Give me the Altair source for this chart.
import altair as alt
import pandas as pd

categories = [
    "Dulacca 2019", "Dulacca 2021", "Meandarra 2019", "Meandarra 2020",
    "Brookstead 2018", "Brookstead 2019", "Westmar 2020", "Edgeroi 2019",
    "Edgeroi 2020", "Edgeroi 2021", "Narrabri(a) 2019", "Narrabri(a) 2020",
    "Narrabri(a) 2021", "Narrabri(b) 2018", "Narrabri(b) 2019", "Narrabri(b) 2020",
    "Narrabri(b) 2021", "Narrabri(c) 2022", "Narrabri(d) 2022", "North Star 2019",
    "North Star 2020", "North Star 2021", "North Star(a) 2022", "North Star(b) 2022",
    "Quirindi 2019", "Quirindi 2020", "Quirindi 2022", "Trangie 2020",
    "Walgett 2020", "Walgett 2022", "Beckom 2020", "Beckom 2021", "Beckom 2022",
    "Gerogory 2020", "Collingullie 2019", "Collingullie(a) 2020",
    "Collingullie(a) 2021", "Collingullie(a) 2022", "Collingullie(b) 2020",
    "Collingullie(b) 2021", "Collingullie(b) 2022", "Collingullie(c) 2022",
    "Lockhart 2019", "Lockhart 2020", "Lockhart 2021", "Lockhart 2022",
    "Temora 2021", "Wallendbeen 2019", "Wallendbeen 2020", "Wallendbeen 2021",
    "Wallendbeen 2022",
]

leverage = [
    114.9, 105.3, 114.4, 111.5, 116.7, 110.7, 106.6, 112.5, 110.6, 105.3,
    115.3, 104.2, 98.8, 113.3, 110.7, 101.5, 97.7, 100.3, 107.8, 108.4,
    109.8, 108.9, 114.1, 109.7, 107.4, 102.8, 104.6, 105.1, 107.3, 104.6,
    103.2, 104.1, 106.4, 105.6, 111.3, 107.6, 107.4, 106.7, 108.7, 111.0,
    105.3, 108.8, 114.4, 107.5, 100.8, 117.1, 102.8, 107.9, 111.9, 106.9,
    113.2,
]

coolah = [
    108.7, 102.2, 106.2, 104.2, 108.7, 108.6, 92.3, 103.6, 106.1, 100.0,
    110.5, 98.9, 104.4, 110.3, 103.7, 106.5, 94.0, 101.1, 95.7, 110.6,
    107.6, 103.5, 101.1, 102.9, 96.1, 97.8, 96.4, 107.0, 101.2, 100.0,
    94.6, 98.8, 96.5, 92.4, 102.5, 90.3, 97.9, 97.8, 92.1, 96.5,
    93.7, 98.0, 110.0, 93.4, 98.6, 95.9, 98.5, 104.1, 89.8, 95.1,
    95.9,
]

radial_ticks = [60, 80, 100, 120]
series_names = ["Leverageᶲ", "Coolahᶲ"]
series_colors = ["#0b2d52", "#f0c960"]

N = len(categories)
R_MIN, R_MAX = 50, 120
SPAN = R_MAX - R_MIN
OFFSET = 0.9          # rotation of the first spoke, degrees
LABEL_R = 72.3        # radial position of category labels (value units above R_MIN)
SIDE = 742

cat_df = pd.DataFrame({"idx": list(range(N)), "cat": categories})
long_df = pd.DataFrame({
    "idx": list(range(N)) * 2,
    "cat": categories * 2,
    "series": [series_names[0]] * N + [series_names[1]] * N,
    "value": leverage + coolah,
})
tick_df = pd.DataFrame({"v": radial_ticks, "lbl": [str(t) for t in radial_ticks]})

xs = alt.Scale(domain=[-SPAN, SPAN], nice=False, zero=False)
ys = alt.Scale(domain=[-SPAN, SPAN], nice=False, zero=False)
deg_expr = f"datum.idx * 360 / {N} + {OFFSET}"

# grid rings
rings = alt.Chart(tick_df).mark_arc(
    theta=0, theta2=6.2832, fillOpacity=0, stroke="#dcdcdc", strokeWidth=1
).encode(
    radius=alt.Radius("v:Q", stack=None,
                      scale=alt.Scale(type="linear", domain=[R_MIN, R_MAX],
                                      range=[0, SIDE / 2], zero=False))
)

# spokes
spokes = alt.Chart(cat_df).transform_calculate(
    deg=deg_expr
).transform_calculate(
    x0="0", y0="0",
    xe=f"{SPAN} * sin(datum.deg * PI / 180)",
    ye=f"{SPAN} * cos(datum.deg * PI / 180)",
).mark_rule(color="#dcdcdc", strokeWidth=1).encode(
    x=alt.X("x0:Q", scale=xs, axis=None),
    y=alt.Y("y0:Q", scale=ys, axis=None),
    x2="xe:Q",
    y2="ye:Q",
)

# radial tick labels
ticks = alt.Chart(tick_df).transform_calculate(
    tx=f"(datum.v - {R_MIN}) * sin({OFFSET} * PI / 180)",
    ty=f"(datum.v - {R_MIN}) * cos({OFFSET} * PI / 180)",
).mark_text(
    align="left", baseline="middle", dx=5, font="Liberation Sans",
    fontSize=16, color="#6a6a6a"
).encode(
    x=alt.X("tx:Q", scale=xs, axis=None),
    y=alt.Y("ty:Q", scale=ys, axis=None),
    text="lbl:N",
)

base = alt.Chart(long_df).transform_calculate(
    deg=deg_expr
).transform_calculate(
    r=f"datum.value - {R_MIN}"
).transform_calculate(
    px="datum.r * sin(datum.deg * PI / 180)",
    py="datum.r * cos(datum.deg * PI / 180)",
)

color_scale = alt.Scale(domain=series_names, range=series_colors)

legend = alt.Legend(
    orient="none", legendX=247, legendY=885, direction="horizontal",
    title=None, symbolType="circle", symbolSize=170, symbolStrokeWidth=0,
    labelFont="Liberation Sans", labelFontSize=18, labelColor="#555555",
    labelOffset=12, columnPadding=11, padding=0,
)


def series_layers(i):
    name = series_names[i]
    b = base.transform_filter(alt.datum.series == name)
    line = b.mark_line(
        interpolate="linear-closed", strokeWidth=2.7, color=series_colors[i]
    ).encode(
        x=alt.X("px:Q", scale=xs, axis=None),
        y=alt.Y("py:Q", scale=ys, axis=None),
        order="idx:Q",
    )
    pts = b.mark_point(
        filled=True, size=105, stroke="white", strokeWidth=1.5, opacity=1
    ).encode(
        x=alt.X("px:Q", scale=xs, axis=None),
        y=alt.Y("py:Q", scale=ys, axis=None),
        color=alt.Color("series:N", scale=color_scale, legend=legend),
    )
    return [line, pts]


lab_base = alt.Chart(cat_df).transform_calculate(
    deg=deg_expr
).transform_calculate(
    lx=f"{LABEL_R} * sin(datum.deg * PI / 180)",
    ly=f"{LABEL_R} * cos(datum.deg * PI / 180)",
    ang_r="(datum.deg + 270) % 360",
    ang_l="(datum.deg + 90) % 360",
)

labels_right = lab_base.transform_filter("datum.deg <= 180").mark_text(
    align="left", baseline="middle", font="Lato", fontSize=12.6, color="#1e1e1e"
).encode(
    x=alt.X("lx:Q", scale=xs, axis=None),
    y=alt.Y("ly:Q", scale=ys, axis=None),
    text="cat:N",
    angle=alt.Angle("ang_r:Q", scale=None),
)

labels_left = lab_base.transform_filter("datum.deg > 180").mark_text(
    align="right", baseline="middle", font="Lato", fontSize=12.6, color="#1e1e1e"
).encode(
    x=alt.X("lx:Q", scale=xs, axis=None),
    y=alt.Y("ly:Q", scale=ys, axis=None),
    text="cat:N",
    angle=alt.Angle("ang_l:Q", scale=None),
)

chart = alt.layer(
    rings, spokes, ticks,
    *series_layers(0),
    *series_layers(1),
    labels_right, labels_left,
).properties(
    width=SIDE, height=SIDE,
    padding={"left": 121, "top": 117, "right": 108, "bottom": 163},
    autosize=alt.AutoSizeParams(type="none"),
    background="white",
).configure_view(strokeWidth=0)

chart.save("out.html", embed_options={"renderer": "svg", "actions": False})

○ ○ ○ ○ ○ ○ ○

Work to do.
From the first line of the listing above to the line with "import pandas as pd", please transcribe each line exactly, both ends included, and nothing beyond that.

Result for this task.
Give me the Altair source for this chart.
import altair as alt
import pandas as pd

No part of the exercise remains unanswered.